The pre-show was designed to get the audience into an inter-active mode…breaking us away from a typically passive attitude prevalent in today’s theater-going culture. A scrolling message board of red LED lights reminded us to use the restrooms before the show began as there would be no intermission, and then proceeded to ask the audience to do things such as welcome some fellow audience members (by name they were asked to stand…probably gleaned from credit card sales records I’m guessing.). Each command was initiated with a “ready go” command, followed by a list of words we audience members chanted, spoke or yelled. The contract with the audience was set—we were an ACTIVE audience.

The sign indicated that the show would start, the music was raised a notch, and the three Blue Men showed up in their black garb and alienating makeup that turns them into bald, cobalt blue men with no ears. This is a form of mask-wearing and because they never speak, I “read” their faces as I might an actor wearing a full face mask. Without words—literature in scripted plays--to pay attention to, my attention is ever-increasingly drawn to the gestures and movements. But I digress.

Enter—The Aliens…Who’s the Alien?
Lights glowed from under two drums upstage (away from the audience, near the back wall of the theater, but really not very far from the audience). The center drummer began to play a rhythm, and the other two poured in turn yellow and blue paint onto the heads of the two drums. It was as if they were curious about what might happen…as if they were doing this for the first time—an essential ingredient for most theatrical performance. They were paradoxical, at once very human in their inquisitive way of beginning, and very primal and even alien in their appearance. The paint erupted in bottom-lit showers of color like fireworks, and the audience erupted in approving applause and cheers.

The Blue Men moved downstage toward the audience and looked around the space…it was as if they were discovering the space for the first time too—their bright eyes peering around the space, looking at the audience as if we were perhaps as foreign to them and they were to us. They spent the performance exploring the entire space, even coming into the audience and selecting people to come onstage for some scenes.

Structure of the Show And How It Affected Me
To call them scenes, though, is a bit off the mark. After the show, digesting what had just happened, I thought of the entire show as a spectacular evening of lazzi not unlike what Commedia del Arte players might have performed if moved forward in time from the streets of Renaissance Italy to New York City now. These lazzi, bits of spectacular tricks and “bits” improvised between the players, were the stock elements of a Commedia performance as the masked characters of that era displayed their acting and athletic virtuosity in the context of an over-arching scenario.

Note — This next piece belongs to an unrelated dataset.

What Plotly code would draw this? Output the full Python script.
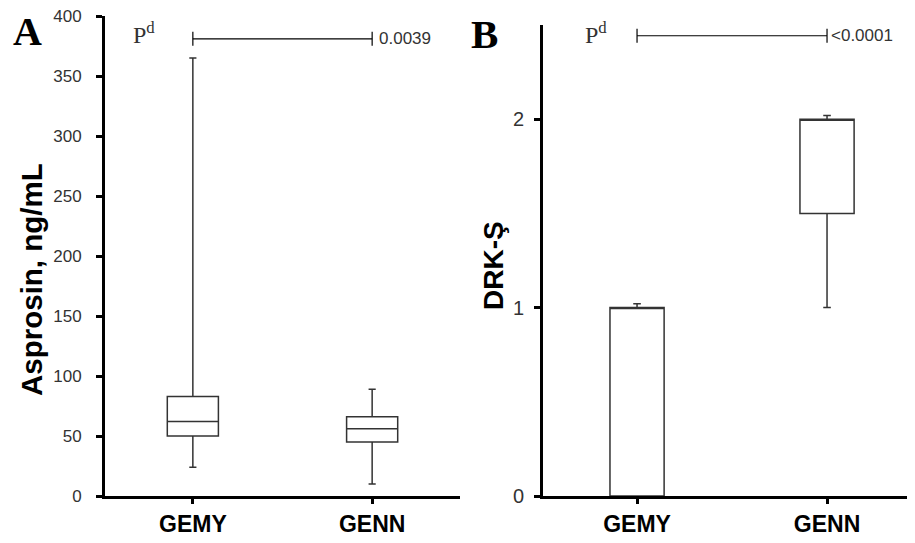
import plotly.graph_objects as go

# ---- data ----
groups = ["GEMY", "GENN"]

# Panel A: Asprosin, ng/mL (box summary)
a_q1 = [50, 45]
a_median = [62, 56]
a_q3 = [83, 66]
a_low = [24, 10]
a_high = [365, 89]
a_p_level = 381
a_p_text = "0.0039"

# Panel B: DRK-Ş (box summary)
b_q1 = [0, 1.5]
b_median = [1, 2]
b_q3 = [1, 2]
b_low = [0, 1]
b_high = [1.02, 2.02]
b_p_level = 2.443
b_p_text = "<0.0001"

a_yticks = [0, 50, 100, 150, 200, 250, 300, 350, 400]
b_yticks = [0, 1, 2]

W, H = 915, 543
OFF = 8  # page body margin
def px(x):
    return (x - OFF) / W
def py(y):
    return 1 - (y - OFF) / H

box_style = dict(fillcolor="white", line=dict(color="#333333", width=1.5),
                 whiskerwidth=0.14, width=0.285, boxpoints=False, showlegend=False)

fig = go.Figure()
fig.add_trace(go.Box(x=groups, q1=a_q1, median=a_median, q3=a_q3,
                     lowerfence=a_low, upperfence=a_high,
                     xaxis="x", yaxis="y", **box_style))
fig.add_trace(go.Box(x=groups, q1=b_q1, median=b_median, q3=b_q3,
                     lowerfence=b_low, upperfence=b_high,
                     xaxis="x2", yaxis="y2", **box_style))

pbar = dict(mode="lines+markers", line=dict(color="black", width=1.2),
            marker=dict(symbol="line-ns-open", size=10,
                        line=dict(color="black", width=1.2)),
            showlegend=False, hoverinfo="skip")
fig.add_trace(go.Scatter(x=groups, y=[a_p_level, a_p_level], xaxis="x", yaxis="y", **pbar))
fig.add_trace(go.Scatter(x=groups, y=[b_p_level, b_p_level], xaxis="x2", yaxis="y2", **pbar))

xcommon = dict(type="category", showline=True, linecolor="black", linewidth=3,
               ticks="outside", ticklen=5, tickwidth=3, tickcolor="black",
               showgrid=False, zeroline=False, automargin=False,
               tickfont=dict(family="Liberation Sans", size=23, color="black"))
ycommon = dict(showline=True, linecolor="black", linewidth=3,
               ticks="outside", ticklen=6, tickwidth=3, tickcolor="black",
               showgrid=False, zeroline=False, automargin=False,
               ticklabeloverflow="allow")

ybot = py(496)
fig.update_layout(
    width=W, height=H,
    margin=dict(l=0, r=0, t=0, b=0),
    plot_bgcolor="white", paper_bgcolor="white",
    boxmode="overlay",
    xaxis=dict(domain=[px(105), px(460)], range=[-0.49, 1.49],
               tickvals=groups, ticktext=[f"<b>{g}</b>" for g in groups], anchor="y", **xcommon),
    yaxis=dict(domain=[ybot, py(16)], range=[0, 400], tickvals=a_yticks, anchor="x",
               ticklabelstandoff=11,
               tickfont=dict(family="Liberation Sans", size=17, color="#333333"), **ycommon),
    xaxis2=dict(domain=[px(543), px(915)], range=[-0.495, 1.463],
                tickvals=groups, ticktext=[f"<b>{g}</b>" for g in groups], anchor="y2", **xcommon),
    yaxis2=dict(domain=[ybot, py(25)], range=[0, 2.5], tickvals=b_yticks, anchor="x2",
                ticklabelstandoff=6,
                tickfont=dict(family="Liberation Sans", size=20, color="#333333"), **ycommon),
)

def note(text, x, y, size, family="Liberation Sans", color="black", angle=0):
    return dict(text=text, x=px(x), y=py(y), xref="paper", yref="paper",
                xanchor="center", yanchor="middle", textangle=angle, showarrow=False,
                font=dict(family=family, size=size, color=color))

ann = [
    note("<b>A</b>", 27, 31, 40, family="Liberation Serif"),
    note("<b>B</b>", 485, 34, 41, family="Liberation Serif"),
    note("<b>Asprosin, ng/mL</b>", 31, 280, 29.5, angle=-90),
    note("<b>DRK-Ş</b>", 493, 266, 28, angle=-90),
    note("P<sup>d</sup>", 144, 33, 24, family="Liberation Serif", color="#333333"),
    note("P<sup>d</sup>", 596, 33, 24, family="Liberation Serif", color="#333333"),
]
# p values
ann.append(dict(text=a_p_text, x="GENN", y=a_p_level, xref="x", yref="y", xanchor="left",
                yanchor="middle", xshift=5, showarrow=False,
                font=dict(family="Liberation Sans", size=17, color="#333333")))
ann.append(dict(text=b_p_text, x="GENN", y=b_p_level, xref="x2", yref="y2", xanchor="left",
                yanchor="middle", xshift=2, showarrow=False,
                font=dict(family="Liberation Sans", size=17, color="#333333")))
fig.update_layout(annotations=ann)

fig.write_html("out.html")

The difference is in the scenario…or in the case of the Blue Man Group, the absence of scenario. There was no story. Just a tribal activity we audience members watched and became involved in. In some sort of way it seemed an artistic-anthropological experiment. It was a complete evening of spectacle built along a theme of alienation…or bridging the alienation of modern living. What it means to be an alien…to encounter someone very much like us and very much different at the same time, seems to me a theme worth pursuing today. The world is still largely a tribal place. Perhaps the greatest conflict of our time is that between Western European democratic ideals, and tribal ideals of the developing world. The performance got me thinking about that anyway. Not a bad outcome to a bourgious theatrical setting of New York City’s theater district, and an audience that can afford $78 tickets—ouch! The show disrupted the status quo. Yay for the arts. Again.

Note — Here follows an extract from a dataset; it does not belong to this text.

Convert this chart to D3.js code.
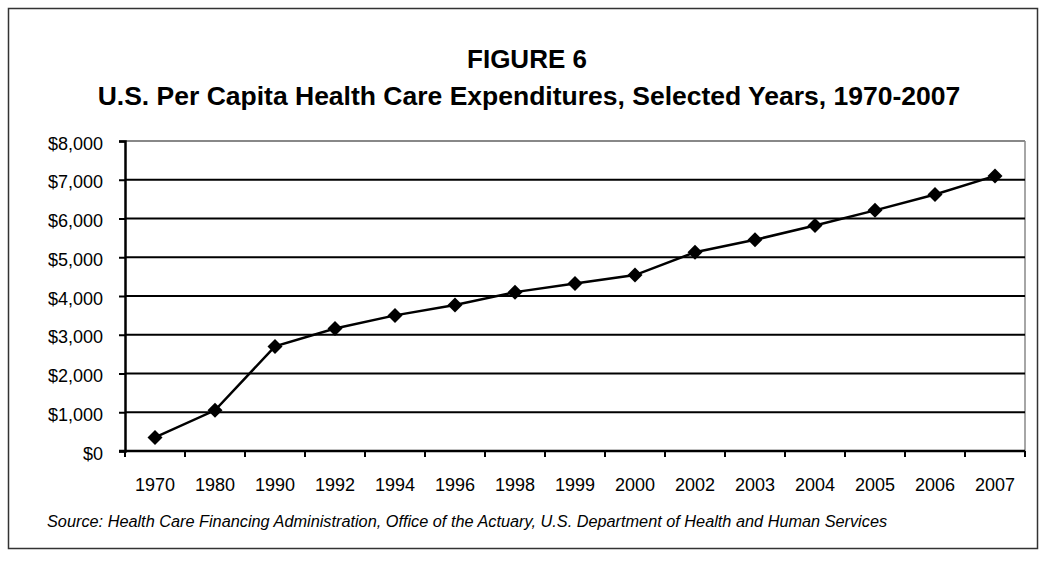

Wouldn’t You Like to Be A Fly On the Wall?
I tried to imagine how the creators of this event could have broadened their minds to imagine this stuff. Where did the idea of concealing and transforming actors into blue guys come about? When did the notion of tossing jello into the audience become a “good idea?” How did the ensemble develop scenes such as inviting an audience member onstage to eat a twinkie…you’d have to experience it to see how compelling these actors can be to watch, improvising reactions to the cues given by the audience member. How long did it take to create, tune and learn to play the array of PVC pipes formed into an urban “organ?”

I think that will be the subject of my next blog…creative process.